Foster parent recruiters with Pinnacle Family Services tell Spectrum News 1 there has been an almost 23% drop in licensed foster parents since the pandemic hit, and they are desperately trying to fill in the gap. 

Many kids are having to sleep at their county social services office because they have nowhere else to go. 


What You Need To Know

  •  Many foster children have to stay at their local social services building

  •  Licensed foster parents have dropped almost 23% since the pandemic

  •  Wake County will hold an informational meeting for potential foster families on April 11

Michelle Wingate knew from a young age that fostering would be in her future. 

“It has been a call on my heart since I was 4 years old. I worked in child care for a long time, caring for kids who were placed in our center from foster care, working with those families and just kind of seeing how broken it was and how much of a village needed to kind of rally around these kids,” Wingate said.

She and her husband Chase Wingate have fostered 20 kids since 2017, eventually adopting three of them, with one adoption set to be finalized soon. Add their two biological children, and the pair has six kids under their roof.

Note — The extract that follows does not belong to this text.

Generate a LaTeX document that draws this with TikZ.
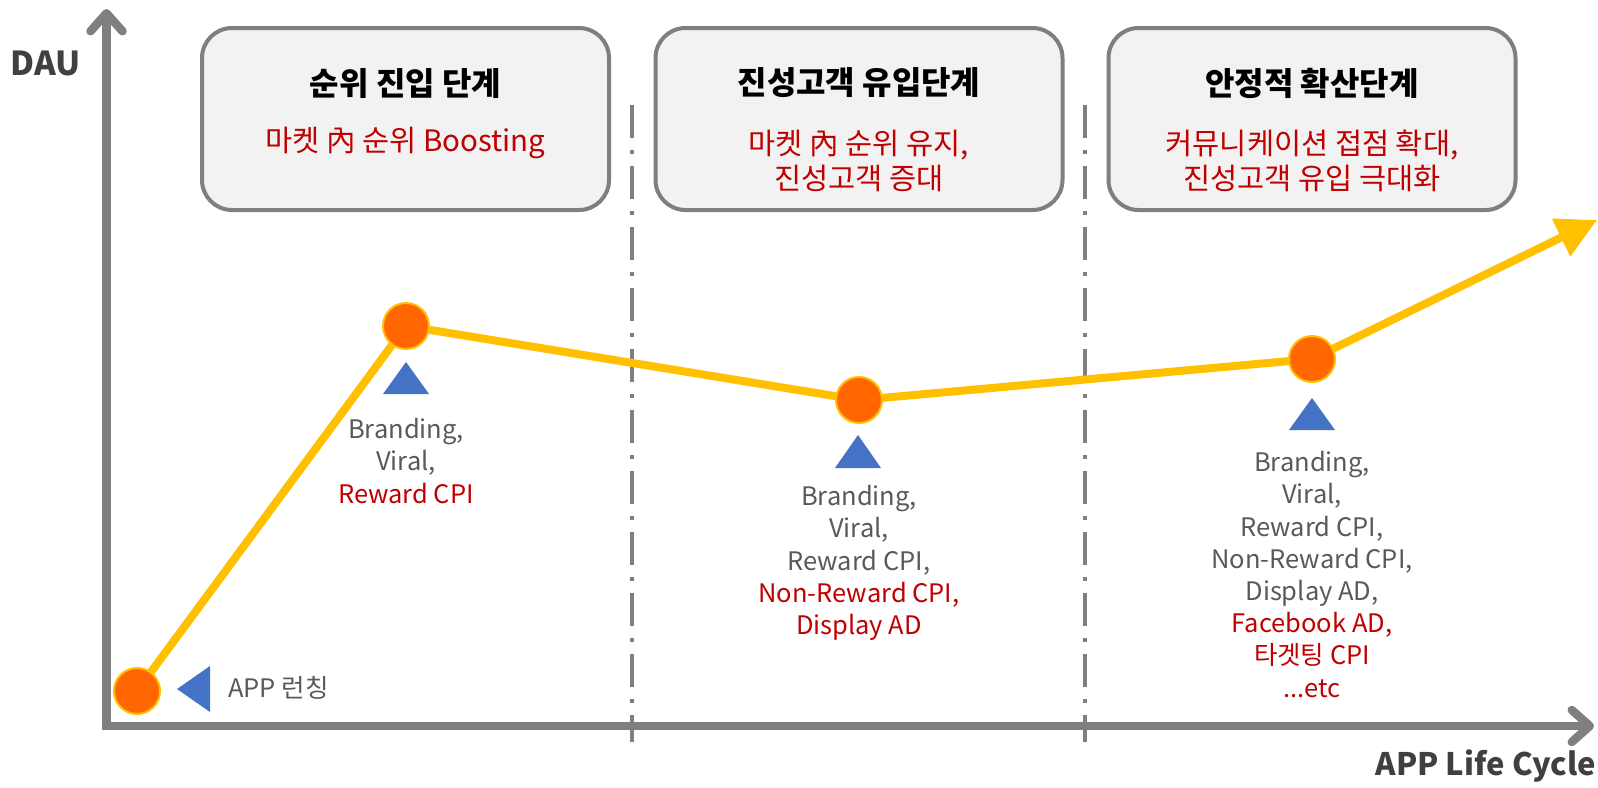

“We fostered with the intent of reunification efforts being made. Watching them kind of build that self-confidence and grow in figuring out who they are and how they fit in the world in a safe and loving environment is the greatest joy to watch,” Michelle Wingate said.

Pinnacle Family Services, which helps recruit foster parents, says there are currently 12,000 foster kids in North Carolina. 

Five thousand of them are in foster homes, while 4,500 are staying with other members of their biological family or friends. That leaves 2,500 kids in the state currently with nowhere to go. 

“I was so nervous that I wasn't going to be able to live up to what the kid really needed. And that didn't turn out to be true. We quickly fell in love with the whole process and being in the foster care sort of community and all that. And the kids that we had come in our home and looking back, I'm glad she kind of pushed me into out of my comfort zone there,” Chase Wingate said.

Michelle Wingate acknowledges fostering may not be right for every family, but she believes every person can do something to support foster families. 

“It’s like my kids are normal kids who just need extra support sometimes. But it sounds scary on paper, but they're really just babies who need loving and and support,” Michelle Wingate said.

There are funds available to help cover the basic necessities for a foster child

In Wake County, there is a meeting for any potential foster parents on April 11 at 6:30 p.m. in the Swinburne Center in Raleigh.